This article was updated on July 26, 2018.
Research from the University of Warwick suggests that there's a link between employee happiness and success at work. According to the study, if people were happy while conducting their work, their productivity spiked by 12 percent, but if they were unhappy while working, they were 10 percent less productive.
New York time best-selling author Gretchen Rubin has written many popular books about the link between happiness, habits and ultimately how that relationship relates to productivity. She's developed a happiness framework that explains what motivates people, called the Four Tendencies Framework, which places people into four categories:
- "Upholders respond readily to outer and inner expectations"
- "Questioners question all expectations; they'll meet an expectation if they think it makes sense"
- "Rebels resist all expectations, outer and inner alike"
- "Obligers meet outer expectations, but struggle to meet expectations they impose on themselves"
Expectations and Work Success
The link between happiness and success at work has a lot to do with how people deal with expectations. For example, if managers do not set clear expectations with obligers, these workers will likely be unhappy and less productive at work. In fact, in a 2016 ADP Employee Engagement Study, only half of employees said that they felt they have a clear understanding of their goals and objectives each year. And happy employees are more than 3.5 times as likely to feel they have an understanding as unhappy employees. So if happiness can improve success and performance at work, HR leaders should consider using a tool like Rubin's Four Tendencies framework to help identify the best ways to make sure that each employee is being engaged in the most effective manner possible.
The ideas below should help HR leaders incorporate Rubin's concept into their organization and subsequently encourage happier and more productive employees.
Give Employees the Assessment
Offering employees an opportunity to take the Four Tendencies quiz can show that you're committed to helping your staff be self-aware and able to thrive. Your HR team can then work with employees to reflect on their results and use them to foster employee growth.
Hold Workshops to Discuss Results
HR could lead workshops to help employees dig deeper into what they've learned about themselves, and then connect those lessons to work examples so each employees' discoveries can be re-centered and applied to their work. This is a hands-on approach, and HR leaders can control the delivery quality, but it's the least scalable method of delivery.
Empower Managers to Lead Team Discussions
Another approach is to empower managers to lead discussions within their teams. HR could host sessions with managers and provide tools and discussion guides. Good managers are already having regular discussions with their teams that take the form of team meetings and one-on-ones. HR leaders simply need to show managers the importance of employee happiness, and empower them to facilitate these workshops with their teams to promote a culture of continual improvement.

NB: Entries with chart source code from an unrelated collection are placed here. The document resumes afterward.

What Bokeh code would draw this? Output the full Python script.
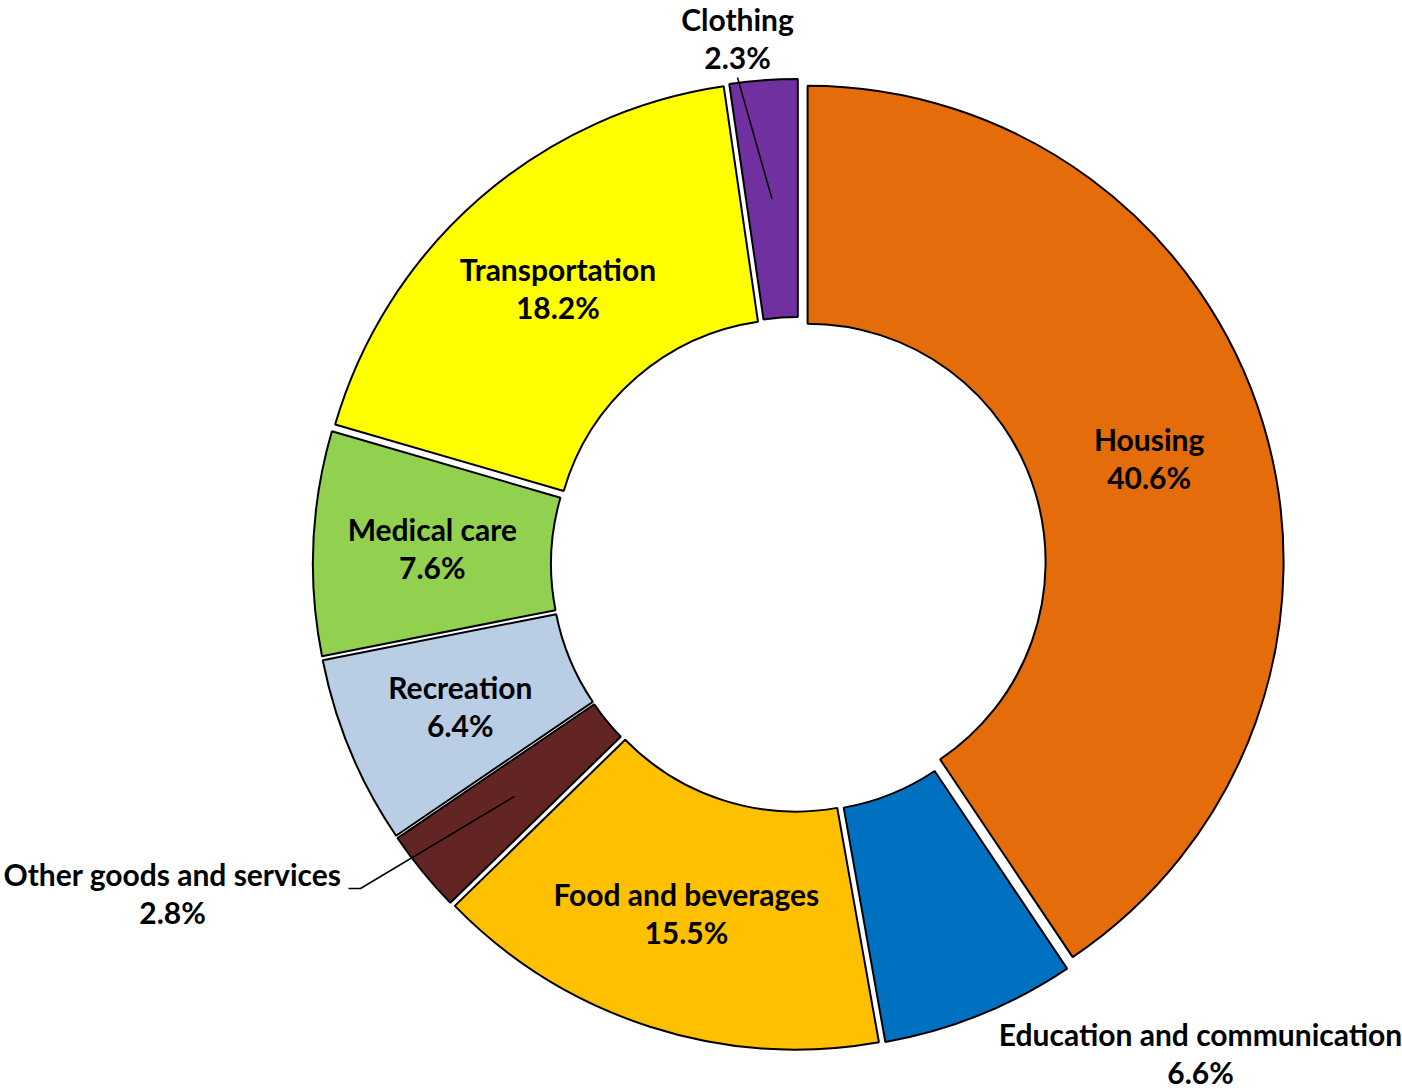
import math
from bokeh.plotting import figure
from bokeh.models import Range1d
from bokeh.core.properties import value
from bokeh.embed import file_html
from bokeh.resources import INLINE

# ---- data (clockwise from 12 o'clock) ----
categories = ["Housing", "Education and communication", "Food and beverages",
              "Other goods and services", "Recreation", "Medical care",
              "Transportation", "Clothing"]
shares = [40.6, 6.6, 15.5, 2.8, 6.4, 7.6, 18.2, 2.3]
colors = ["#E46C0A", "#0070C0", "#FFC000", "#632523", "#B9CDE5",
          "#92D050", "#FFFF00", "#7030A0"]

# ---- layout (pixel space of the picture; y is negated) ----
CX, CY = 798.0, 564.0
R_OUT, R_IN = 476.0, 238.0
EXPLODE = 9.5
FONT = "Lato"
FSIZE = "30px"
LINE_GAP = 19

# labels placed outside, with leader lines: category -> (label centre, leader end points)
outside = {
    "Clothing": ((737, 37), [(737, 77)]),
    "Other goods and services": ((172, 892), [(360, 888), (348, 888)]),
    "Education and communication": ((1200, 1052), []),
}

W, H = 1402, 1089
p = figure(width=W, height=H, x_range=Range1d(0, W), y_range=Range1d(-H, 0),
           output_backend="svg", toolbar_location=None,
           x_axis_location=None, y_axis_location=None, min_border=0,
           outline_line_color=None, background_fill_color="white")
p.grid.visible = False

total = sum(shares)
cum = 0.0
xs, ys, starts, ends = [], [], [], []
mids = []
for v in shares:
    t1 = cum / total * 360.0
    t2 = (cum + v) / total * 360.0
    tm = math.radians((t1 + t2) / 2)
    dx, dy = math.sin(tm), -math.cos(tm)          # screen direction
    cx, cy = CX + EXPLODE * dx, CY + EXPLODE * dy
    xs.append(cx)
    ys.append(-cy)
    starts.append(math.radians(90 - t2))
    ends.append(math.radians(90 - t1))
    rm = (R_OUT + R_IN) / 2
    mids.append((cx + rm * dx, cy + rm * dy))
    cum += v

p.annular_wedge(x=xs, y=ys, inner_radius=R_IN, outer_radius=R_OUT,
                start_angle=starts, end_angle=ends, direction="anticlock",
                fill_color=colors, line_color="black", line_width=2)

# labels
name_x, name_y, pct_x, pct_y, names, pcts = [], [], [], [], [], []
for cat, v, (mx, my) in zip(categories, shares, mids):
    if cat in outside:
        (lx, ly), pts = outside[cat]
        if pts:
            path = [(mx, my)] + pts
            p.line([q[0] for q in path], [-q[1] for q in path], line_color="black", line_width=1.5)
    else:
        lx, ly = mx, my
    names.append(cat)
    pcts.append(f"{v:.1f}%")
    name_x.append(lx)
    name_y.append(-(ly - LINE_GAP))
    pct_x.append(lx)
    pct_y.append(-(ly + LINE_GAP))

for tx, ty, tt in ((name_x, name_y, names), (pct_x, pct_y, pcts)):
    p.text(x=tx, y=ty, text=tt, text_align="center", text_baseline="middle",
           text_font=value(FONT), text_font_style="bold", text_font_size=FSIZE,
           text_color="black")

open("out.html", "w").write(file_html(p, INLINE))
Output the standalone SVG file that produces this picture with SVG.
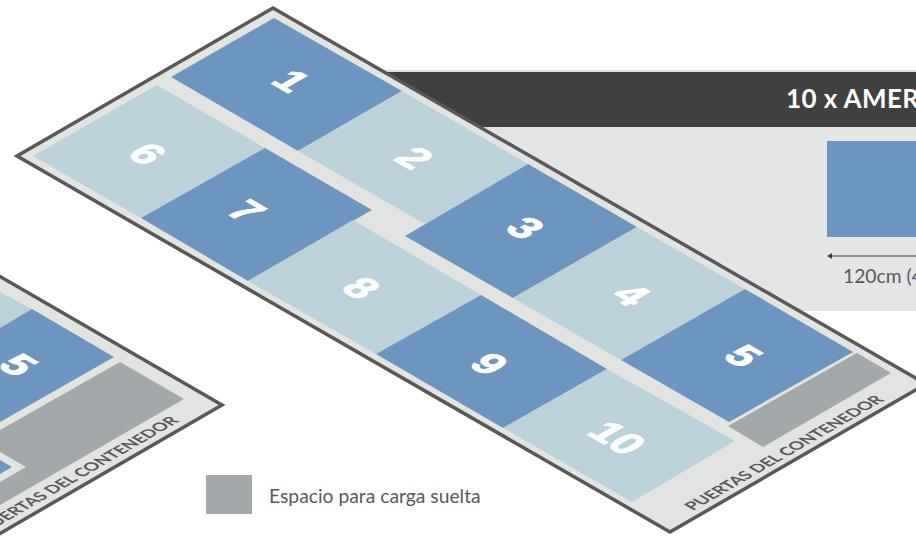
<svg xmlns="http://www.w3.org/2000/svg" width="916" height="549" viewBox="0 0 916 549">
<style>
.floor{fill:#e2e4e2;stroke:#58585a;stroke-width:3.5;stroke-linejoin:miter}
.b{fill:#6c96bf}.l{fill:#bbd2da}.g{fill:#a3a9ab}
.n{font-family:"Liberation Sans",Arial,sans-serif;font-weight:700;font-size:41px;fill:#fff;stroke:#fff;stroke-width:1.2;text-anchor:middle}
.d{font-family:Lato,"Noto Sans",sans-serif;font-weight:700;font-size:16.3px;fill:#58585a}
.t{font-family:Lato,"Noto Sans",sans-serif;fill:#58595b;font-size:19.3px}
</style>
<g id="panel">
<rect x="380" y="70" width="536" height="2.500" fill="#dfdfdf"/>
<rect x="380" y="72" width="536" height="55" fill="#404040"/>
<rect x="380" y="127" width="536" height="184" fill="#e4e5e7"/>
<rect x="827" y="141" width="89" height="96" class="b"/>
<text x="786" y="108" font-family="Lato,'Noto Sans',sans-serif" font-weight="700" font-size="26" letter-spacing=".4" fill="#fff">10 x AMER</text>
<text x="843" y="283" class="t">120cm (4</text>
</g>
<g id="connectors"><line x1="916" y1="256" x2="829" y2="256" stroke="#404040" stroke-width="1.200"/><path d="M827 256L832 253V259Z" fill="#404040"/></g>
<g id="left-plan">
<path class="floor" d="M-20 265L222 405L-20 545Z"/>
<path class="l" d="M0 292L32 309L0 328Z"/>
<path class="b" d="M32 309L114 357L0 422V328Z"/>
<path class="g" d="M120 362L184 399L0 505V430Z"/>
<path d="M0 452L26 467L0 482Z" fill="#e2e4e2"/>
<path class="b" d="M0 460L12 467L0 474Z"/>
<text class="n" transform="matrix(.866 .5 -.866 .5 6 372)">5</text>
<text class="d" transform="matrix(.866 -.5 .866 .5 -12 532)">PUERTAS DEL CONTENEDOR</text>
</g>
<g id="main-plan"><path class="floor" d="M273 8L926 384L670 532L17 156Z"/></g>
<g id="pallet-1"><path class="b" d="M274 18L402 91L298 151L171 77Z"/><text class="n" transform="matrix(.866 .5 -.866 .5 279 88)">1</text></g>
<g id="pallet-2"><path class="l" d="M402 91L528 164L425 224L298 151Z"/><text class="n" transform="matrix(.866 .5 -.866 .5 402 165)">2</text></g>
<g id="pallet-3"><path class="b" d="M528 164L637 227L513 298L405 236Z"/><text class="n" transform="matrix(.866 .5 -.866 .5 513 235)">3</text></g>
<g id="pallet-4"><path class="l" d="M637 227L745 289L621 360L513 298Z"/><text class="n" transform="matrix(.866 .5 -.866 .5 619 302)">4</text></g>
<g id="pallet-5"><path class="b" d="M745 289L853 352L729 422L621 360Z"/><text class="n" transform="matrix(.866 .5 -.866 .5 731 363)">5</text></g>
<g id="pallet-6"><path class="l" d="M157 85L265 148L141 218L33 156Z"/><text class="n" transform="matrix(.866 .5 -.866 .5 135 161)">6</text></g>
<g id="pallet-7"><path class="b" d="M265 148L372 210L248 281L141 218Z"/><text class="n" transform="matrix(.866 .5 -.866 .5 234 218)">7</text></g>
<g id="pallet-8"><path class="l" d="M353 220L481 295L376 354L248 281Z"/><text class="n" transform="matrix(.866 .5 -.866 .5 349 295)">8</text></g>
<g id="pallet-9"><path class="b" d="M481 295L607 369L503 428L376 354Z"/><text class="n" transform="matrix(.866 .5 -.866 .5 477 371)">9</text></g>
<g id="pallet-10"><path class="l" d="M607 369L735 441L632 502L503 428Z"/><text class="n" transform="matrix(.866 .5 -.866 .5 605 445)">10</text></g>
<g id="spare-space"><path class="g" d="M857 353L891 373L763 447L728 426Z"/></g>
<text class="d" transform="matrix(.866 -.5 .866 .5 693 511)">PUERTAS DEL CONTENEDOR</text>
<g id="legend"><rect x="206" y="475" width="46" height="39" class="g"/><text x="269" y="503" class="t">Espacio para carga suelta</text></g>
</svg>
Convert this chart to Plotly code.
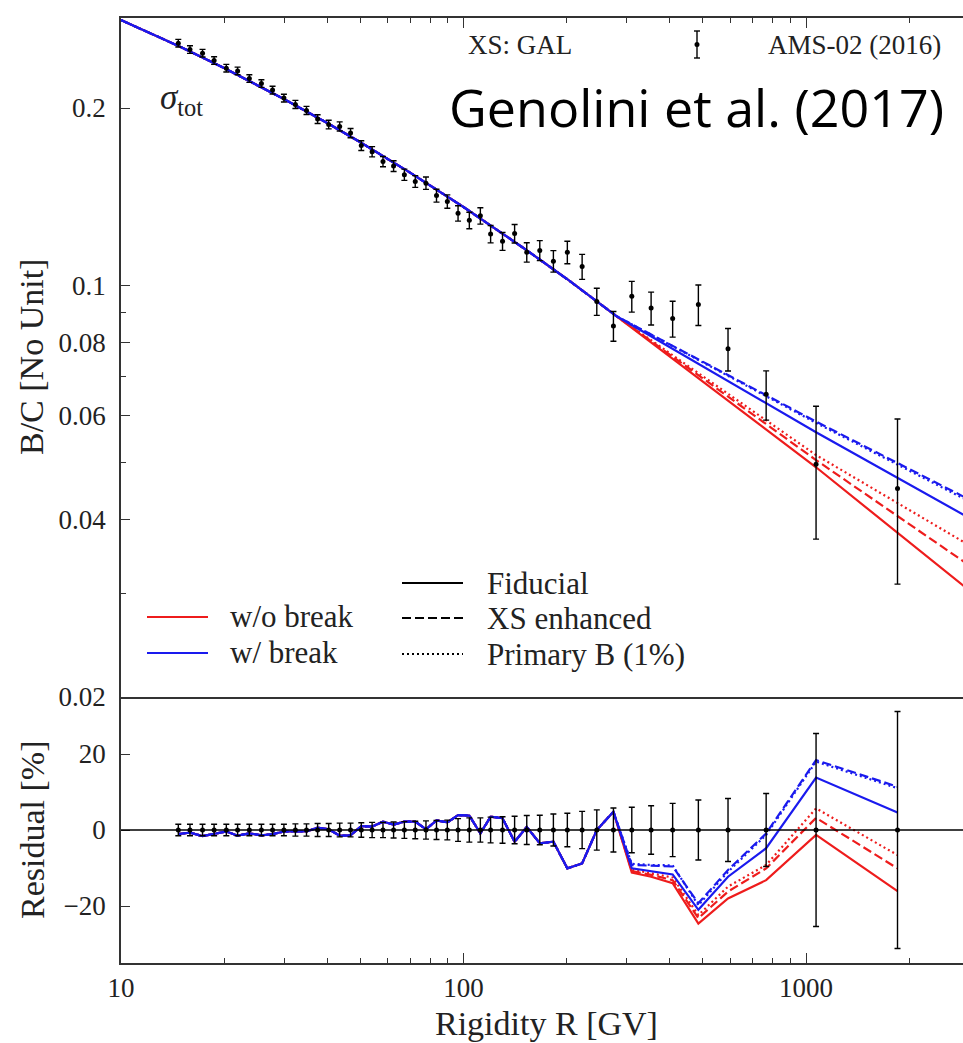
import plotly.graph_objects as go

# ---------------- data ----------------
R_data = [14.7, 15.9, 17.3, 18.7, 20.3, 21.9, 23.7, 25.7, 27.7, 29.9,
          32.3, 34.8, 37.5, 40.4, 43.5, 46.8, 50.3, 54.1, 58.2, 62.5,
          67.2, 72.3, 77.7, 83.4, 89.7, 96.4, 104, 112, 120, 130,
          141, 153, 167, 183, 201, 222, 245, 274, 310, 353,
          408, 485, 592, 765, 1070, 1850]
bc_data = [0.2577, 0.2514, 0.2478, 0.2408, 0.2337, 0.2312, 0.2244, 0.2201, 0.2145, 0.2079,
           0.2028, 0.1981, 0.1915, 0.1875, 0.1861, 0.1813, 0.1727, 0.1686, 0.1622, 0.1594,
           0.1541, 0.1501, 0.1491, 0.1420, 0.1388, 0.1325, 0.1289, 0.1312, 0.1222, 0.1188,
           0.1224, 0.1138, 0.1146, 0.1099, 0.1138, 0.1076, 0.0939, 0.0853, 0.0958, 0.0915,
           0.0878, 0.0928, 0.0780, 0.0653, 0.0497, 0.0452]
err_pct = [1.5, 1.5, 1.5, 1.5, 1.5, 1.5, 1.5, 1.5, 1.5, 1.5,
           1.6, 1.6, 1.7, 1.7, 1.8, 1.8, 1.9, 2.0, 2.0, 2.1,
           2.2, 2.3, 2.4, 2.5, 2.6, 3.0, 3.2, 3.2, 3.4, 3.5,
           3.6, 3.8, 3.9, 4.2, 4.4, 4.9, 5.3, 5.8, 6.0, 6.4,
           7.0, 7.9, 8.3, 9.6, 25.4, 31.2]

# model curves (top panel): common part, then the tails of each model
R_model = [10, 15, 20, 30, 40, 50, 70, 100, 150, 200, 250, 280]
bc_common = [0.2820, 0.2536, 0.2338, 0.2069, 0.1886, 0.1749, 0.1552, 0.1358,
             0.1156, 0.1026, 0.0931, 0.0886]
R_tail = [1070, 2900]
tail_red_fid = [0.0491, 0.0308]
tail_red_xs = [0.0505, 0.0339]
tail_red_pb = [0.0515, 0.0366]
tail_blue_fid = [0.0563, 0.0407]
tail_blue_xs = [0.0587, 0.0437]
tail_blue_pb = [0.0584, 0.0434]

# residuals [%] (bottom panel)
res_common = [-1.05, -0.7, -1.6, -1.0, -0.4, -1.5, -0.9, -1.4, -1.1, -0.4,
              -0.35, -0.4, 0.6, 0.2, -1.5, -1.4, 1.0, 0.9, 2.2, 1.4,
              2.2, 2.2, 0.2, 2.5, 2.0, 3.9, 3.8, -0.9, 3.5, 3.1,
              -3.1, 0.8, -3.5, -3.1, -10.1, -8.8, 0.0, 4.8]
res_red_fid = [-11.2, -12.3, -14.0, -24.6, -18.0, -13.2, -1.3, -16.1]
res_red_xs = [-10.8, -11.8, -13.2, -23.2, -16.2, -10.1, 3.2, -10.1]
res_red_pb = [-10.4, -11.3, -12.5, -22.4, -14.9, -9.2, 5.7, -6.6]
res_blue_fid = [-10.1, -10.8, -11.7, -21.0, -12.3, -4.8, 13.8, 4.6]
res_blue_xs = [-9.2, -9.4, -9.6, -19.3, -10.5, -0.9, 18.4, 11.4]
res_blue_pb = [-8.9, -9.2, -9.3, -19.8, -11.0, -1.3, 18.0, 11.0]

x_ticks = [10, 100, 1000]
x_minor = [20, 30, 40, 50, 60, 70, 80, 90, 200, 300, 400, 500, 600, 700, 800, 900, 2000]
y_ticks = [0.02, 0.04, 0.06, 0.08, 0.1, 0.2]
y_ticklabels = ["0.02", "0.04", "0.06", "0.08", "0.1", "0.2"]
y_minor = [0.03, 0.05, 0.07, 0.09]
res_ticks = [-20, 0, 20]

# ---------------- styling ----------------
RED = "#ee1c1c"
BLUE = "#1a1aee"
SERIF = "Liberation Serif, DejaVu Serif, serif"
TXT = "#222222"
W, H = 963, 1043
L, T, B = 121, 18, 80
PW, PH = W - L, H - T - B


def px(x):
    return (x - L) / PW


def py(y):
    return (H - B - y) / PH


fig = go.Figure()

models = [
    (tail_red_fid, res_red_fid, RED, "solid", "w/o break, Fiducial"),
    (tail_red_xs, res_red_xs, RED, "9px,4px", "w/o break, XS enhanced"),
    (tail_red_pb, res_red_pb, RED, "2px,3px", "w/o break, Primary B"),
    (tail_blue_fid, res_blue_fid, BLUE, "solid", "w/ break, Fiducial"),
    (tail_blue_xs, res_blue_xs, BLUE, "9px,4px", "w/ break, XS enhanced"),
    (tail_blue_pb, res_blue_pb, BLUE, "2px,3px", "w/ break, Primary B"),
]

for tail, res_tail, col, dash, name in models:
    fig.add_trace(go.Scatter(
        x=R_model + R_tail, y=bc_common + tail, mode="lines", name=name,
        line=dict(color=col, width=2.2, dash=dash), showlegend=False,
        xaxis="x", yaxis="y"))
for tail, res_tail, col, dash, name in models:
    fig.add_trace(go.Scatter(
        x=R_data, y=res_common + res_tail, mode="lines", name=name,
        line=dict(color=col, width=2.2, dash=dash), showlegend=False,
        xaxis="x2", yaxis="y2"))

err_abs = [v * e / 100 for v, e in zip(bc_data, err_pct)]
fig.add_trace(go.Scatter(
    x=R_data, y=bc_data, mode="markers", name="AMS-02 (2016)",
    marker=dict(color="black", size=5),
    error_y=dict(type="data", array=err_abs, visible=True, color="black",
                 thickness=1.4, width=3),
    showlegend=False, xaxis="x", yaxis="y"))
fig.add_trace(go.Scatter(
    x=R_data, y=[0] * len(R_data), mode="markers", name="AMS-02 residual",
    marker=dict(color="black", size=5),
    error_y=dict(type="data", array=err_pct, visible=True, color="black",
                 thickness=1.4, width=3),
    showlegend=False, xaxis="x2", yaxis="y2"))

tickfont = dict(family=SERIF, size=27, color=TXT)
split = (H - B - 697) / PH

xcommon = dict(type="log", range=[1, 1 + 842 / 342.5], showline=True,
               linecolor="#333", linewidth=1.5, ticks="inside",
               ticklen=10, tickwidth=1.3, tickcolor="#333", tickmode="array",
               tickvals=x_ticks, showgrid=False, zeroline=False,
               minor=dict(tickmode="array", tickvals=x_minor, ticks="inside",
                          ticklen=5, tickwidth=1, tickcolor="#333", showgrid=False))

fig.update_layout(
    width=W, height=H, plot_bgcolor="white", paper_bgcolor="white",
    margin=dict(l=L, r=0, t=T, b=B),
    showlegend=False,
    xaxis=dict(xcommon, domain=[0, 1], anchor="y", side="top", mirror=True,
               showticklabels=False),
    yaxis=dict(type="log", domain=[split, 1], anchor="x",
               range=[-1.69897, -0.69897 + 90 / 589], showline=True,
               linecolor="#333", linewidth=1.5, mirror=False, ticks="inside",
               ticklen=9, tickwidth=1.3, tickcolor="#333", tickmode="array",
               tickvals=y_ticks, ticktext=y_ticklabels, tickfont=tickfont,
               ticklabelstandoff=8, showgrid=False, zeroline=False,
               minor=dict(tickmode="array", tickvals=y_minor, ticks="inside",
                          ticklen=5, tickwidth=1, tickcolor="#333", showgrid=False)),
    xaxis2=dict(xcommon, domain=[0, 1], anchor="y2", side="bottom", mirror=False,
                tickfont=tickfont, ticktext=["10", "100", "1000"],
                ticklabelstandoff=0),
    yaxis2=dict(domain=[0, split], anchor="x2", range=[-35, 35], showline=True,
                linecolor="#333", linewidth=1.5, mirror=False, ticks="inside",
                ticklen=9, tickwidth=1.3, tickcolor="#333", tickmode="array",
                tickvals=res_ticks, tickfont=tickfont, ticklabelstandoff=8,
                showgrid=False, zeroline=False),
)

shapes = []
# zero line in residual panel
shapes.append(dict(type="line", xref="paper", yref="y2", x0=0, x1=1, y0=0, y1=0,
                   line=dict(color="black", width=1.5)))
# legend sample lines
for y, col, dash in [(617, RED, "solid"), (653, BLUE, "solid")]:
    shapes.append(dict(type="line", xref="paper", yref="paper", x0=px(147), x1=px(208),
                       y0=py(y), y1=py(y), line=dict(color=col, width=2.2, dash=dash)))
for y, dash in [(583, "solid"), (618, "9px,4px"), (654, "2px,3px")]:
    shapes.append(dict(type="line", xref="paper", yref="paper", x0=px(402), x1=px(463),
                       y0=py(y), y1=py(y), line=dict(color="black", width=2.2, dash=dash)))
# AMS-02 legend symbol (error bar)
shapes.append(dict(type="line", xref="paper", yref="paper", x0=px(697), x1=px(697),
                   y0=py(31), y1=py(58), line=dict(color="black", width=1.4)))
for yy in (31, 58):
    shapes.append(dict(type="line", xref="paper", yref="paper", x0=px(694), x1=px(700),
                       y0=py(yy), y1=py(yy), line=dict(color="black", width=1.4)))
shapes.append(dict(type="circle", xref="paper", yref="paper", x0=px(694.5), x1=px(699.5),
                   y0=py(42), y1=py(47), fillcolor="black", line=dict(color="black", width=0)))
fig.update_layout(shapes=shapes)

ann = []


def text(x, y, s, size, family=SERIF, color=TXT, xanchor="left", angle=0):
    ann.append(dict(x=px(x), y=py(y), xref="paper", yref="paper", text=s,
                    showarrow=False, xanchor=xanchor, yanchor="middle",
                    textangle=angle, font=dict(family=family, size=size, color=color)))


text(228, 616, "w/o break", 31)
text(228, 652, "w/ break", 31)
text(485, 583, "Fiducial", 31)
text(485, 618, "XS enhanced", 31)
text(485, 654, "Primary B (1%)", 31)
text(466, 45, "XS: GAL", 27)
text(766, 45, "AMS-02 (2016)", 27)
text(158, 100, "<i>σ</i><sub>tot</sub>", 35)
text(447, 106, "Genolini et al. (2017)", 52, family="Open Sans", color="black")
text(546, 1024, "Rigidity R [GV]", 34, xanchor="center")
text(32, 357, "B/C [No Unit]", 34, xanchor="center", angle=-90)
text(32, 830, "Residual [%]", 34, xanchor="center", angle=-90)
fig.update_layout(annotations=ann)

fig.write_html("out.html")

Use Self-Created Happiness Circles
Similar to Lean In Circles that formed to discuss Facebook COO Sheryl Sandberg's book, "Lean In: Women, Work and the Will to Lead," HR leaders should create guidelines that employees can use to form their own circles. These circles work well because it is HR that empowers the groups, but it is the employees who take the lead to manage the process. HR can help employees form these groups using the organization's communications platform, so employees can more efficiently organize meetings and discussions.
Encourage Discussions Using Enterprise Social Network
HR leaders could leverage the organization's communications platform to facilitate conversations around the Four Tendencies in Rubin's quiz, what people learned about their results and how they're applying what they learned. This is different from a Circles approach because HR forms the group, the group can be organization-wide and a skilled HR manager runs the group like a community manager, facilitating discussions about the four tendencies.
Run a Massive Open Online Course on Happiness
An even more innovative approach could be to create an internal massive open online course (MOOC) that runs in repeating, six-week periods to discuss each of the four tendencies. This MOOC can run four times per year and the executive team can be involved in sharing how they have applied their results, as well.
The link between employee happiness and success is increasingly evident, so HR leaders should use this intelligence to put programs in place to help employees become happier at work to promote a more productive workplace.